■ WHAT IS EXPECTED ■
Gather all lines containing the string "script" and copy them out.
= = = =
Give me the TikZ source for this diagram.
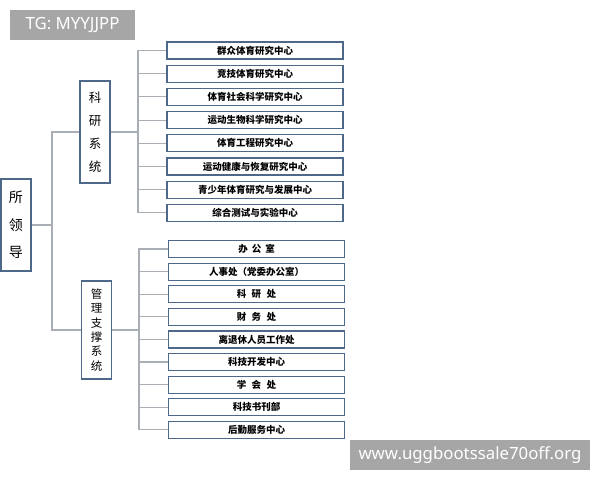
\documentclass[tikz,border=0pt]{standalone}
\usepackage{fontspec}
\newfontfamily\cjk{Noto Sans CJK SC}
\newfontfamily\wmfont{Noto Sans}
\definecolor{boxblue}{HTML}{4D6889}
\definecolor{linkgray}{HTML}{A9AEB4}
\definecolor{wmgray}{HTML}{A6A6A6}
\tikzset{
  leaf/.style={draw=boxblue, line width=1.2pt, fill=white, minimum width=176pt, minimum height=17pt, inner sep=0pt, font=\cjk\bfseries\fontsize{9.5}{10}\selectfont},
  sysbox/.style={draw=boxblue, line width=1.2pt, fill=white, minimum width=30pt, inner sep=0pt, align=center},
  link/.style={draw=linkgray, line width=1.1pt},
  mark box/.style={fill=wmgray, text=white, inner sep=0pt, font=\wmfont\fontsize{16.8}{17}\selectfont}
}
\begin{document}
\begin{tikzpicture}[x=1pt,y=-1pt]
\useasboundingbox (0,0) rectangle (600,480);
\node[mark box, minimum width=125pt, minimum height=30pt] (w1) at (72.5,25) {TG: MYYJJPP};
\node[mark box, minimum width=240pt, minimum height=30pt] (w2) at (470,455) {www.uggbootssale70off.org};
% leaders and systems
\node[sysbox, minimum height=92pt, font=\cjk\fontsize{14}{27.5}\selectfont] (s0) at (16,225) {所\\领\\导};
\node[sysbox, minimum height=102pt, font=\cjk\fontsize{12.5}{23}\selectfont] (s1) at (95,132) {科\\研\\系\\统};
\node[sysbox, minimum height=98pt, font=\cjk\fontsize{11.5}{14.3}\selectfont] (s2) at (96.5,330) {管\\理\\支\\撑\\系\\统};
% research centres
\node[leaf] (a1) at (255,50.5) {群众体育研究中心};
\node[leaf] (a2) at (255,73.7) {竞技体育研究中心};
\node[leaf] (a3) at (255,96.9) {体育社会科学研究中心};
\node[leaf] (a4) at (255,120.1) {运动生物科学研究中心};
\node[leaf] (a5) at (255,143.3) {体育工程研究中心};
\node[leaf] (a6) at (255,166.5) {运动健康与恢复研究中心};
\node[leaf] (a7) at (255,189.7) {青少年体育研究与发展中心};
\node[leaf] (a8) at (255,212.9) {综合测试与实验中心};
% support offices
\node[leaf] (b1) at (256.5,249) {办\hspace{4pt}公\hspace{4pt}室};
\node[leaf] (b2) at (256.5,271.6) {人事处（党委办公室）};
\node[leaf] (b3) at (256.5,294.2) {科\hspace{5.5pt}研\hspace{5.5pt}处};
\node[leaf] (b4) at (256.5,316.8) {财\hspace{5.5pt}务\hspace{5.5pt}处};
\node[leaf] (b5) at (256.5,339.4) {离退休人员工作处};
\node[leaf] (b6) at (256.5,362) {科技开发中心};
\node[leaf] (b7) at (256.5,384.6) {学\hspace{5.5pt}会\hspace{5.5pt}处};
\node[leaf] (b8) at (256.5,407.2) {科技书刊部};
\node[leaf] (b9) at (256.5,429.8) {后勤服务中心};
% junctions
\coordinate (j0) at (52,225);
\coordinate (j1) at (138,132);
\coordinate (j2) at (139,330);
\draw [link] (s0) -- (j0);
\draw [link] (j0) |- (s1);
\draw [link] (j0) |- (s2);
\draw [link] (s1) -- (j1);
\draw [link] (j1) |- (a1);
\draw [link] (j1) |- (a2);
\draw [link] (j1) |- (a3);
\draw [link] (j1) |- (a4);
\draw [link] (j1) |- (a5);
\draw [link] (j1) |- (a6);
\draw [link] (j1) |- (a7);
\draw [link] (j1) |- (a8);
\draw [link] (s2) -- (j2);
\draw [link] (j2) |- (b1);
\draw [link] (j2) |- (b2);
\draw [link] (j2) |- (b3);
\draw [link] (j2) |- (b4);
\draw [link] (j2) |- (b5);
\draw [link] (j2) |- (b6);
\draw [link] (j2) |- (b7);
\draw [link] (j2) |- (b8);
\draw [link] (j2) |- (b9);
\end{tikzpicture}
\end{document}
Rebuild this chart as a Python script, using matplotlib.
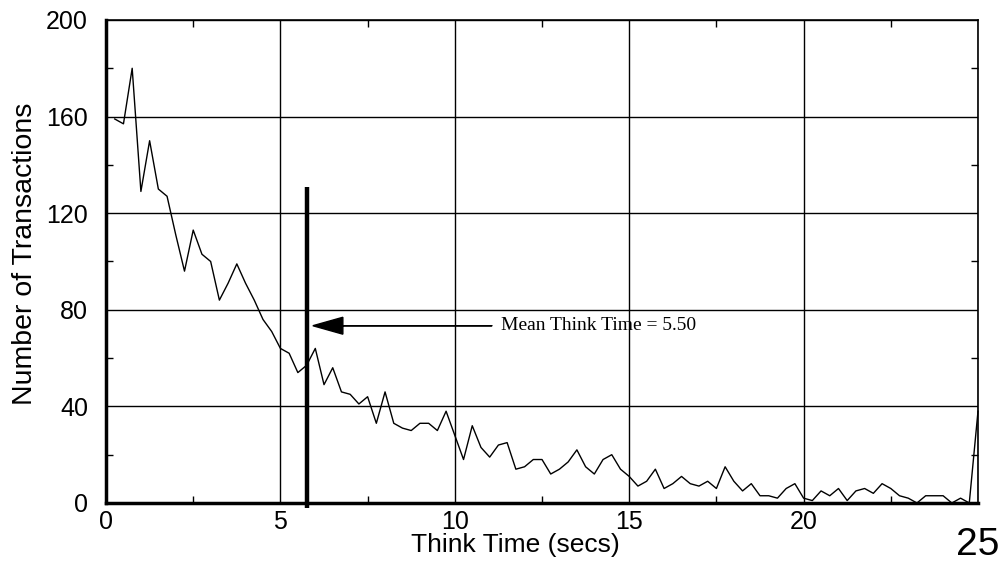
import numpy as np
import matplotlib
matplotlib.use("Agg")
import matplotlib.pyplot as plt
from matplotlib.ticker import MultipleLocator

# Datos: numero de transacciones por intervalo de 0.25 s
bin_width = 0.25
counts = [159, 157, 180, 129, 150, 130, 127, 111, 96, 113, 103, 100,
          84, 91, 99, 91, 84, 76, 71, 64, 62, 54, 57, 64,
          49, 56, 46, 45, 41, 44, 33, 46, 33, 31, 30, 33,
          33, 30, 38, 28, 18, 32, 23, 19, 24, 25, 14, 15,
          18, 18, 12, 14, 17, 22, 15, 12, 18, 20, 14, 11,
          7, 9, 14, 6, 8, 11, 8, 7, 9, 6, 15, 9,
          5, 8, 3, 3, 2, 6, 8, 2, 1, 5, 3, 6,
          1, 5, 6, 4, 8, 6, 3, 2, 0, 3, 3, 3,
          0, 2, 0, 38]
think_time = np.arange(1, len(counts) + 1) * bin_width

mean_label = "Mean Think Time = 5.50"
mean_pos = 5.77      # donde esta dibujada la barra en la figura
mean_top = 131
arrow_y = 73.4
arrow_tail = 11.07
arrow_tip = 5.93

xticks = [0, 5, 10, 15, 20, 25]
yticks = [0, 40, 80, 120, 160, 200]

plt.rcParams["font.family"] = ["Liberation Sans", "DejaVu Sans"]

fig = plt.figure(figsize=(10.04, 5.61), dpi=100)
ax = fig.add_axes([0.1056, 0.1034, 0.8685, 0.8610])

ax.plot(think_time, counts, color="black", lw=1.0, clip_on=False, zorder=3)

ax.set_xlim(0, 25)
ax.set_ylim(0, 200)
ax.set_xticks(xticks)
ax.set_yticks(yticks)
ax.xaxis.set_minor_locator(MultipleLocator(2.5))
ax.yaxis.set_minor_locator(MultipleLocator(20))
ax.grid(True, which="major", color="black", lw=1.0)
ax.tick_params(which="both", direction="in", top=True, right=True)
ax.tick_params(which="major", length=0, labelsize=18)
ax.tick_params(axis="x", which="major", pad=5)
ax.tick_params(axis="y", which="major", pad=13)
ax.tick_params(which="minor", length=5, width=1)

# el "25" del eje sale mucho mas grande y mas abajo
last = ax.xaxis.get_major_ticks()[-1]
last.label1.set_fontsize(28)
last.set_pad(17)

for side in ["left", "bottom"]:
    ax.spines[side].set_linewidth(2.5)
for side in ["top", "right"]:
    ax.spines[side].set_linewidth(1.2)

ax.set_xlabel("Think Time (secs)", fontsize=19)
ax.xaxis.set_label_coords(0.469, -0.062)
ax.set_ylabel("Number of Transactions", fontsize=20.5)
ax.yaxis.set_label_coords(-0.078, 0.516)

# barra de la media y flecha
ax.plot([mean_pos, mean_pos], [-2, mean_top], color="black", lw=3.2,
        clip_on=False, zorder=4, solid_capstyle="butt")
ax.arrow(arrow_tail, arrow_y, arrow_tip - arrow_tail, 0, head_width=7,
         head_length=0.86, length_includes_head=True, fc="black",
         ec="black", lw=1.0, zorder=4)
ax.text(arrow_tail + 0.25, arrow_y, mean_label, fontsize=14,
        family="Liberation Serif", va="center", ha="left", zorder=5)

fig.savefig("out.png", dpi=100)
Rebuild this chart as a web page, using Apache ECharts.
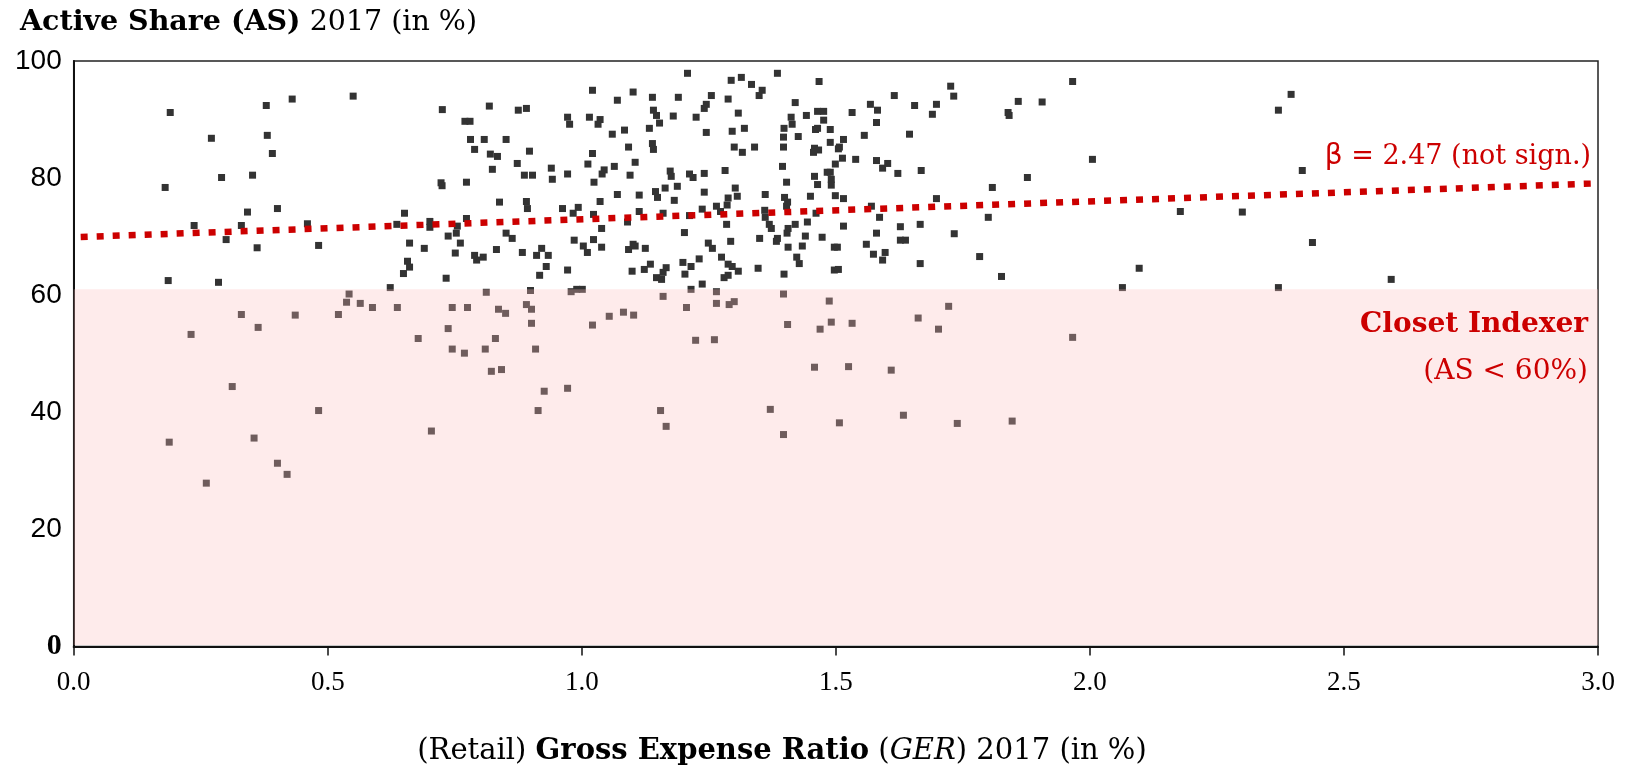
<!DOCTYPE html>
<html>
<head>
<meta charset="utf-8">
<script src="https://cdn.jsdelivr.net/npm/echarts@6/dist/echarts.min.js"></script>
<style>html,body{margin:0;padding:0;background:#fff;}#c{width:1626px;height:774px;}</style>
</head>
<body>
<div id="c"></div>
<script>
// ---- data ----
var gerValues = [
0.190,0.379,0.430,0.550,0.271,0.381,0.391,0.291,0.352,0.180,0.342,0.401,0.651,0.237,0.330,0.460,0.636,0.701,0.701,0.300,0.361,0.482,0.661,0.690,0.657,0.661,0.649,0.186,0.285,0.623,
0.542,0.537,0.564,0.588,0.637,0.745,0.330,0.436,0.521,0.363,0.737,0.231,0.678,0.745,0.312,0.482,0.704,0.188,0.355,0.401,0.420,0.261,
0.7255,0.818,0.875,0.891,0.770,0.780,0.781,0.808,0.851,0.789,0.820,0.834,0.824,0.897,0.873,0.723,0.725,0.773,0.887,0.903,0.940,0.942,0.972,0.838,0.891,0.893,0.962,0.993,0.983,0.773,0.755,0.753,0.737,0.761,0.751,0.733,0.789,0.793,0.806,0.832,0.851,0.863,0.883,0.911,0.921,0.934,0.930,0.917,0.972,0.985,1.003,1.011,1.023,1.039,1.039,1.023,1.036,1.024,1.012,1.021,1.040,1.044,1.064,1.070,1.095,1.105,1.113,1.113,1.092,1.060,1.084,0.972,0.976,1.015,1.036,1.032,1.021,1.070,1.101,1.139,1.141,1.147,1.153,1.133,1.139,1.141,1.190,1.208,1.180,1.225,1.241,1.245,1.255,1.245,1.288,1.294,1.314,1.334,1.355,1.349,1.385,1.420,1.308,1.296,1.320,1.412,1.414,1.398,1.397,1.426,1.397,1.300,1.316,1.340,1.395,1.403,1.282,1.241,1.212,1.219,1.174,1.176,1.164,1.188,1.145,1.149,1.182,1.241,1.302,1.306,1.288,1.286,1.361,1.399,1.405,1.403,1.265,1.237,1.273,1.160,1.212,1.360,1.361,1.369,1.373,1.420,1.406,1.404,1.285,1.090,1.202,1.293,1.249,1.257,1.350,1.385,1.383,1.406,1.423,1.428,1.092,1.101,1.105,1.125,1.135,1.123,1.099,1.166,1.160,1.147,1.157,1.199,1.215,1.203,1.231,1.275,1.288,1.296,1.308,1.280,1.288,1.347,1.398,1.237,1.215,
0.812,0.899,0.979,0.990,1.001,0.775,0.836,0.850,0.891,0.901,0.901,0.830,0.810,0.769,0.909,0.822,0.842,0.926,0.972,0.914,1.021,1.054,1.082,1.102,1.160,1.206,1.265,1.265,1.290,1.300,1.397,1.405,1.224,1.261,1.155,1.166,1.371,1.397,
1.467,1.442,1.464,1.476,1.476,1.460,1.464,1.489,1.489,1.458,1.456,1.466,1.505,1.507,1.515,1.532,1.568,1.582,1.580,1.556,1.615,1.655,1.690,1.698,1.726,1.732,1.645,1.499,1.513,1.539,1.580,1.592,1.602,1.622,1.668,1.458,1.483,1.489,1.491,1.491,1.464,1.450,1.499,1.515,1.461,1.570,1.586,1.698,1.444,1.515,1.627,1.666,1.440,1.473,1.580,1.627,1.637,1.733,1.434,1.497,1.503,1.560,1.574,1.597,1.592,1.666,1.783,1.800,1.808,1.877,1.839,1.841,1.859,1.906,1.966,2.005,1.826,2.097,2.064,1.497,1.505,
1.487,1.491,1.469,1.532,1.662,1.722,1.702,1.966,1.458,1.525,1.609,1.633,1.507,1.739,1.847,
2.396,2.371,2.418,2.178,2.300,2.438,2.371,2.593
];
var asValues = [
91.2,92.4,93.5,94.0,86.8,87.3,84.2,80.1,80.5,78.4,74.2,74.8,74.0,71.9,71.9,72.2,72.1,72.6,71.6,69.5,68.1,68.5,68.9,68.0,65.8,64.8,63.7,62.5,62.2,61.3,
60.2,58.8,58.6,57.9,57.9,57.9,56.7,56.6,56.7,54.5,54.3,53.3,52.6,50.8,44.4,40.3,36.8,34.9,35.6,31.3,29.4,27.9,
91.7,92.3,91.6,91.9,89.7,89.7,86.6,86.6,86.6,84.9,84.1,83.7,81.5,84.6,82.5,79.2,78.7,79.3,80.5,80.5,81.7,79.8,80.7,75.9,76.0,74.8,74.8,75.0,74.0,73.1,71.8,70.6,70.1,68.9,67.2,62.9,66.8,66.0,66.5,67.8,70.6,69.7,67.3,66.8,68.0,66.8,64.9,63.4,64.3,69.4,68.4,67.3,69.5,68.2,71.4,73.8,76.0,79.3,82.4,84.2,80.7,81.4,82.0,77.2,80.5,82.7,77.1,74.3,85.3,87.5,88.2,90.4,89.2,90.4,90.0,89.2,95.0,93.3,94.7,93.8,91.6,90.7,89.4,88.5,85.9,84.9,93.8,97.9,90.6,90.4,91.9,92.6,94.1,87.8,93.5,96.7,97.2,96.0,95.0,94.1,97.9,92.9,91.1,88.0,88.5,90.4,89.2,88.5,87.0,87.1,85.3,85.3,84.4,85.3,82.0,79.3,81.3,80.8,80.7,80.1,81.2,80.3,78.3,78.6,77.7,76.7,76.2,77.6,78.3,76.9,76.6,75.4,77.2,76.7,75.9,75.2,75.2,74.7,74.3,74.0,73.6,74.5,73.3,72.1,71.4,72.1,71.4,70.6,72.1,72.5,70.7,69.2,68.9,68.0,69.7,69.7,69.2,68.2,66.5,65.4,67.8,68.7,68.4,68.0,65.3,64.4,64.1,64.7,63.9,63.0,62.7,65.6,64.9,63.6,66.2,66.5,65.3,64.9,64.1,63.0,63.4,64.6,63.6,61.9,61.0,
60.5,60.8,60.6,61.0,61.0,57.9,57.6,56.9,58.4,57.6,55.2,52.6,50.8,50.1,50.8,47.0,47.3,43.6,44.1,40.3,54.9,56.4,57.1,56.6,59.8,57.9,60.6,58.6,58.4,58.9,60.2,55.0,52.3,52.4,40.3,37.6,40.5,36.2,
96.5,90.7,91.4,91.4,89.9,88.3,88.5,88.3,86.1,85.1,84.4,84.8,85.0,85.3,86.6,91.2,92.6,91.6,89.5,87.3,94.1,92.4,90.9,92.6,95.7,94.0,87.5,82.4,83.4,83.2,83.0,81.7,82.5,80.8,81.3,80.3,81.0,81.0,79.8,78.8,78.9,76.9,77.0,76.5,74.0,75.2,73.3,76.5,72.5,71.8,71.7,72.1,70.1,69.9,70.6,69.4,69.4,70.5,68.4,68.2,68.2,68.7,67.0,67.3,66.0,65.4,66.6,73.3,78.4,80.1,91.2,90.7,93.1,93.0,96.5,83.2,63.2,64.6,61.3,64.3,64.4,
59.0,55.4,54.2,55.2,56.1,58.1,54.2,52.8,47.7,47.8,47.2,39.5,38.2,38.1,38.5,
94.3,91.6,81.3,74.3,74.2,69.0,61.3,62.7
];
var regGer = [0, 3];
var regAs = [69.9, 79.1];
var bandGer = [0, 3];
var bandAs = [0.25, 61];
var xMin = 0, xMax = 3, xStep = 0.5;
var yMin = 0, yMax = 100, yStep = 20;

var points = gerValues.map(function (g, i) { return [g, asValues[i]]; });
var regLine = regGer.map(function (g, i) { return [g, regAs[i]]; });

var serif = "'Liberation Serif', 'DejaVu Serif', serif";
var wserif = "'DejaVu Serif', 'Liberation Serif', serif";
var sans = "'Liberation Sans', Arial, sans-serif";

var chart = echarts.init(document.getElementById('c'), null, {renderer: 'canvas'});
chart.setOption({
  animation: false,
  backgroundColor: '#fff',
  grid: {left: 73.7, right: 28, top: 61, bottom: 127.5, show: true, borderColor: '#222', borderWidth: 1.5, backgroundColor: 'transparent'},
  xAxis: {
    type: 'value', min: xMin, max: xMax, interval: xStep,
    axisLine: {show: true, onZero: false, lineStyle: {color: '#111', width: 2}},
    axisTick: {show: true, inside: false, length: 9, lineStyle: {color: '#111', width: 1.5}},
    axisLabel: {margin: 23, color: '#000', fontFamily: serif, fontSize: 27, formatter: function (v) { return v.toFixed(1); }},
    splitLine: {show: false}
  },
  yAxis: {
    type: 'value', min: yMin, max: yMax, interval: yStep,
    axisLine: {show: true, lineStyle: {color: '#111', width: 2}},
    axisTick: {show: false},
    axisLabel: {margin: 12, color: '#000', fontFamily: sans, fontSize: 28,
      formatter: function (v) { return v === 0 ? '{z|0}' : String(v); },
      rich: {z: {fontFamily: serif, fontWeight: 'bold', fontSize: 30, color: '#000'}}},
    splitLine: {show: false}
  },
  series: [
    {
      type: 'scatter', data: points, symbol: 'rect', symbolSize: 7,
      itemStyle: {color: '#333333', opacity: 1}, z: 2, silent: true
    },
    {
      type: 'line', data: regLine, symbol: 'none', z: 3, silent: true,
      lineStyle: {color: '#cc0000', width: 6.5, type: [7, 9], dashOffset: 9, cap: 'butt'}
    },
    {
      type: 'custom', z: 5, silent: true, clip: false,
      data: [[bandGer[0], bandAs[0], bandGer[1], bandAs[1]]],
      encode: {x: [0, 2], y: [1, 3]},
      renderItem: function (params, api) {
        var p0 = api.coord([api.value(0), api.value(1)]);
        var p1 = api.coord([api.value(2), api.value(3)]);
        return {type: 'rect', shape: {x: p0[0], y: p1[1], width: p1[0] - p0[0], height: p0[1] - p1[1]},
          style: {fill: 'rgba(252,190,190,0.3)'}};
      }
    }
  ],
  graphic: [
    {type: 'text', x: 20, y: 23, z: 10, style: {
      text: '{b|Active Share (AS)}{r| 2017 (in %)}', textAlign: 'left', textVerticalAlign: 'middle',
      rich: {b: {fontFamily: wserif, fontWeight: 'bold', fontSize: 28.5, fill: '#000'}, r: {fontFamily: wserif, fontSize: 28.5, fill: '#000'}}}},
    {type: 'text', x: 782, y: 751, z: 10, style: {
      text: '{r|(Retail) }{b|Gross Expense Ratio}{r| (}{i|GER}{r|) 2017 (in %)}', textAlign: 'center', textVerticalAlign: 'middle',
      rich: {b: {fontFamily: wserif, fontWeight: 'bold', fontSize: 29, fill: '#000'}, r: {fontFamily: wserif, fontSize: 29, fill: '#000'}, i: {fontFamily: wserif, fontStyle: 'italic', fontSize: 29, fill: '#000'}}}},
    {type: 'text', x: 1591, y: 157, z: 10, style: {
      text: '{g|β}{r| = 2.47 (not sign.)}', textAlign: 'right', textVerticalAlign: 'middle',
      rich: {g: {fontFamily: "'DejaVu Sans', sans-serif", fontSize: 28, fill: '#cc0000'}, r: {fontFamily: wserif, fontSize: 27, fill: '#cc0000'}}}},
    {type: 'text', x: 1588, y: 325, z: 10, style: {
      text: 'Closet Indexer', textAlign: 'right', textVerticalAlign: 'middle',
      fontFamily: wserif, fontWeight: 'bold', fontSize: 28, fill: '#cc0000'}},
    {type: 'text', x: 1588, y: 372, z: 10, style: {
      text: '(AS < 60%)', textAlign: 'right', textVerticalAlign: 'middle',
      fontFamily: wserif, fontSize: 28, fill: '#cc0000'}}
  ]
});
</script>
</body>
</html>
= = = =
■ COMPLETE ANSWER ■
Rebuild this chart as a Python script, using matplotlib.
<script src="https://cdn.jsdelivr.net/npm/echarts@6/dist/echarts.min.js"></script>
<script>
</script>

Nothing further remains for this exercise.